C’est pourquoi même les plus exigeants et les plus acharnés à demander justice ne seront pas totalement loyaux envers eux-mêmes et envers leur exigence de justice s’ils n’affrontent pas cette incapacité qui est le propre de chacun. Nous succomberions alors à une injustice encore plus grave, à un véritable « assassinat » de l’humain car, pour pouvoir continuer à crier « justice » selon notre mesure, nous devrions faire taire la voix de notre cœur, oubliant ainsi les victimes et les abandonnant à leur drame.

Paradoxalement, le Pape, dans son audace désarmante, n’a pas succombé à cette réduction de la justice à une mesure, quelle qu’elle soit. D’une part, il a reconnu sans hésitations la gravité du mal commis par ces prêtres et ces religieux, les a exhortés à assumer leurs responsabilités et a condamné la manière erronée dont certains évêques ont affronté la situation par peur du scandale, en exprimant tout son désarroi devant ces événements et en prenant des décisions pour éviter qu’ils ne se reproduisent.

Mais, d’autre part, Benoît XVI est bien conscient que cela n’est pas suffisant pour répondre aux exigences de justice face au préjudice infligé : « Je sais que rien ne peut effacer le mal que vous avez subi. Votre confiance a été trahie, et votre dignité a été violée ». De même, le fait de purger les peines ou le repentir et la pénitence des auteurs des abus ne suffiront jamais pour réparer le préjudice infligé aux victimes et à eux-mêmes.

Sa reconnaissance de la vraie nature de notre besoin, de notre drame, est précisément la seule manière pour sauver –pour prendre au sérieux et pour considérer – l’exigence de justice toute entière. « L’exigence de justice est une question qui s’identifie avec l’homme, avec la personne. Sans la perspective d’un au-delà, d’une réponse qui soit au-delà de ce que l’on peut expérimenter existentiellement, la justice est impossible (...) Si l’on éliminait l’hypothèse d’un “au-delà”, cette exigence serait étouffée de manière artificielle » (don Giussani). Et comment le Pape l’a-t-il préservée ? En en appelant au seul qui puisse la sauver, celui qui rend présent l’au-delà dans l’ici-bas : le Christ, le Mystère fait chair. « Lui-même victime d’injustice et de péché. Comme vous, il porte encore les blessures de sa souffrance injuste. Il comprend la profondeur de votre peine et la persistance de ses effets dans vos vies et dans vos relations avec les autres, y compris vos relations avec l’Église ».

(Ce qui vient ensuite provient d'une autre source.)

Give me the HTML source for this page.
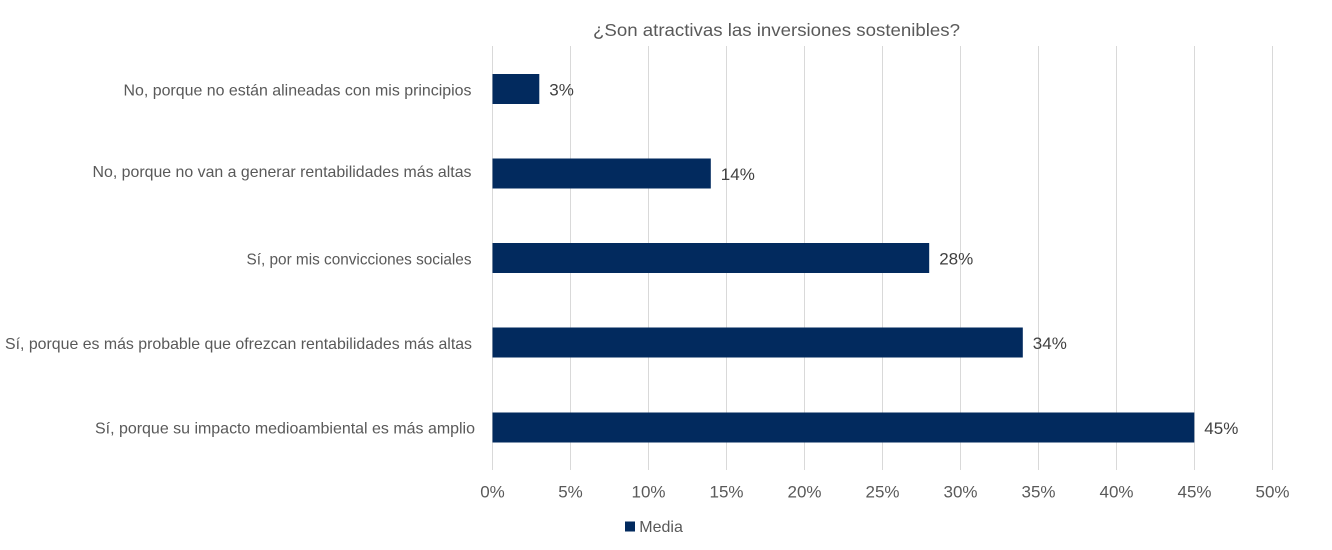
<!DOCTYPE html>
<html><head><meta charset="utf-8"><style>
html,body{margin:0;padding:0;background:#fff;}
svg{display:block;}
text{font-family:"Liberation Sans",Arial,sans-serif;}
</style></head><body>
<svg width="1332" height="550" viewBox="0 0 1332 550" xmlns="http://www.w3.org/2000/svg">
<rect width="1332" height="550" fill="#fff"/>
<text x="776.5" y="36" text-anchor="middle" font-size="17.5" fill="#595959" textLength="367" lengthAdjust="spacingAndGlyphs">¿Son atractivas las inversiones sostenibles?</text>
<g stroke="#d9d9d9" stroke-width="1">
<line x1="492.5" y1="46" x2="492.5" y2="470"/>
<line x1="570.5" y1="46" x2="570.5" y2="470"/>
<line x1="648.5" y1="46" x2="648.5" y2="470"/>
<line x1="726.5" y1="46" x2="726.5" y2="470"/>
<line x1="804.5" y1="46" x2="804.5" y2="470"/>
<line x1="882.5" y1="46" x2="882.5" y2="470"/>
<line x1="960.5" y1="46" x2="960.5" y2="470"/>
<line x1="1038.5" y1="46" x2="1038.5" y2="470"/>
<line x1="1116.5" y1="46" x2="1116.5" y2="470"/>
<line x1="1194.5" y1="46" x2="1194.5" y2="470"/>
<line x1="1272.5" y1="46" x2="1272.5" y2="470"/>
</g>
<g fill="#022a5e">
<rect x="492.5" y="74" width="46.8" height="30"/>
<rect x="492.5" y="158.5" width="218.3" height="30"/>
<rect x="492.5" y="243" width="436.7" height="30"/>
<rect x="492.5" y="327.5" width="530.3" height="30"/>
<rect x="492.5" y="412.5" width="701.8" height="30"/>
</g>
<g font-size="17" fill="#404040">
<text x="549.3" y="95.5">3%</text>
<text x="720.8" y="180">14%</text>
<text x="939.2" y="264.5">28%</text>
<text x="1032.8" y="349">34%</text>
<text x="1204.3" y="434">45%</text>
</g>
<g font-size="16" fill="#595959" text-anchor="end">
<text x="471.5" y="95.5" textLength="348" lengthAdjust="spacingAndGlyphs">No, porque no están alineadas con mis principios</text>
<text x="471.5" y="177" textLength="379" lengthAdjust="spacingAndGlyphs">No, porque no van a generar rentabilidades más altas</text>
<text x="471.5" y="264.5" textLength="225" lengthAdjust="spacingAndGlyphs">Sí, por mis convicciones sociales</text>
<text x="472" y="349" textLength="467" lengthAdjust="spacingAndGlyphs">Sí, porque es más probable que ofrezcan rentabilidades más altas</text>
<text x="475" y="433.5" textLength="380" lengthAdjust="spacingAndGlyphs">Sí, porque su impacto medioambiental es más amplio</text>
</g>
<g font-size="17" fill="#595959" text-anchor="middle">
<text x="492.5" y="497.5">0%</text>
<text x="570.5" y="497.5">5%</text>
<text x="648.5" y="497.5">10%</text>
<text x="726.5" y="497.5">15%</text>
<text x="804.5" y="497.5">20%</text>
<text x="882.5" y="497.5">25%</text>
<text x="960.5" y="497.5">30%</text>
<text x="1038.5" y="497.5">35%</text>
<text x="1116.5" y="497.5">40%</text>
<text x="1194.5" y="497.5">45%</text>
<text x="1272.5" y="497.5">50%</text>
</g>
<rect x="625" y="521.5" width="10" height="10" fill="#022a5e"/>
<text x="639.3" y="532" font-size="16" fill="#595959">Media</text>
</svg>
</body></html>
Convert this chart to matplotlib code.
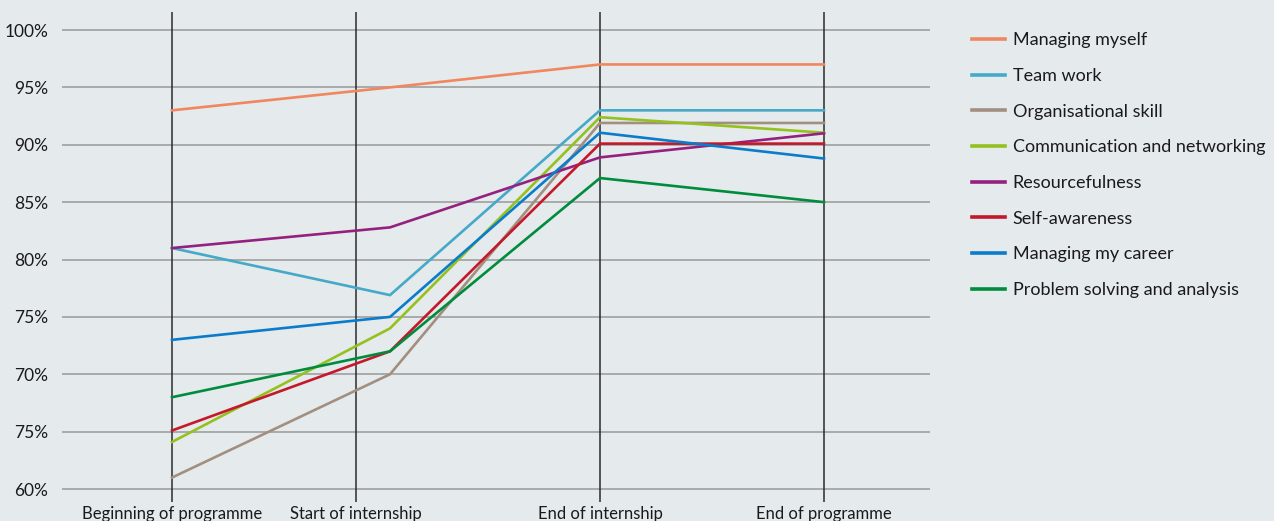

Faire appel au Christ n’est donc pas rechercher un subterfuge pour s’évader face à l’exigence de justice, mais la seule manière de la réaliser. Le Pape en appelle au Christ, évitant un écueil vraiment insidieux : celui de détacher le Christ de l’Église, qui serait trop souillée pour pouvoir Le porter. La tentation protestante est toujours aux aguets. Cela aurait été très facile, mais à un prix trop élevé : perdre le Christ. Car, rappelle le Pape, « c’est dans la communion de l’Église que nous rencontrons la personne de Jésus Christ ». Et pour cela, conscient de la difficulté des victimes et des coupables à « pardonner ou [se] réconciliés avec l’Église », il ose prier pour que, en s’approchant du Christ et en participant à la vie de l’Église, ils puissent « redécouvrir l’amour infini du Christ pour chacun d’entre [eux] », le seul capable de guérir leurs blessures et reconstruire leurs vies.

Voici le défi devant lequel nous nous trouvons tous, incapables de trouver une réponse à nos péchés et ceux des autres : accepter de participer à la fête de Pâques que nous célébrons ces jours-ci, le seul chemin pour voir refleurir l’espérance.